RE = about; FRESHER = more lippy (more impertinent)
|4/26||THE DISPATCH BOX||Miliband, in shit, badly wants spot on TV, which speechifying minister stands by
ED = Miliband; in *(shit); PATCH = spot; on BOX = TV
The despatch/dispatch box
|5||BATIK||A waxing process that’s a bit messy on end of prick
*(a bit); on K = end of prick
|7||TITCH||Boob by arse-over-tip House of Commons — “just a small one”
TIT = boob; HC reversed
|8||BUSYBODY||Snoop hard at it getting stiff
BUSY = hard at it; BODY = stiff
|12||RUBBER STAMP||Routinely approve of Johnny mounting Frank?
RUBBER Johnny = old term for a condom and also, apparently, a boy whose bizarre skills frighten his caregivers; STAMP = frank (as in franking mail)
|16||TAKE A LEAK||Wee Kate worried by a disclosure
*(Kate); A LEAK = a disclosure. Definition: wee
|17||INNUENDO||“Wayward, ecstasy-gobbling Di, no nun” slur
*(E Di no nun). Definition: slur
|20||LONDON||Name Dave’s first entry into chump Boris’s place
ND = Name Dave’s first; in LOON = chump
I strongly dispute that my beloved home city is ‘Boris’s place’!
|22||KRONE||Australian’s boob lifted with energy for money
NORK, an Australian term for breast, reversed; E = energy
|24||GORED||Stabbed in the back, maybe, US election loser style?

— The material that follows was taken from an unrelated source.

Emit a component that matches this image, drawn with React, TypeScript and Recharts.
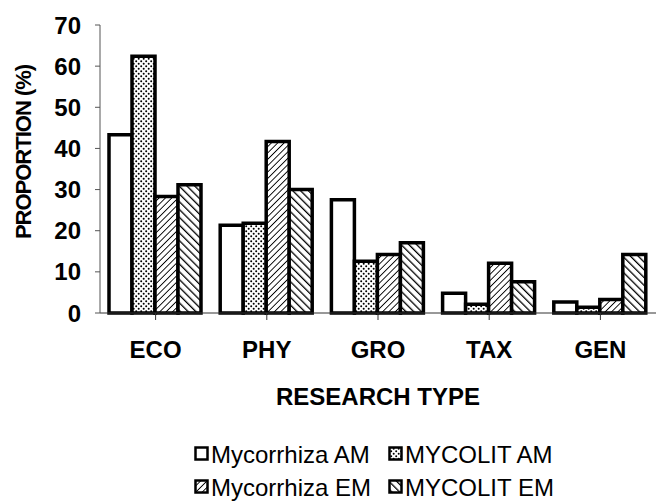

Slightly limp clue — in the style of Al Gore, who disastrously lost the 2000 US presidential election despite winning the popular vote
I’m feeling a bit short of jokes or funny links this week. So here are a few of the ‘gems’ gleaned from Twitter by my spouse:
EXPERIENCE the excitement of the Jeremy Kyle show by moving your entire family to Blackpool.
CONVINCE people you’re a cat by strutting around with your anus on show.
HOLDING a badger under someone’s chin is a great way of finding out if they like tuberculosis.
ROY HODGSON. Take a leaf out of David Cameron’s book and put Emile Heskey back up front.
STUDENTS — save money on expensive Bombay Spice mix, by tipping up your keyboard and eating what drops out.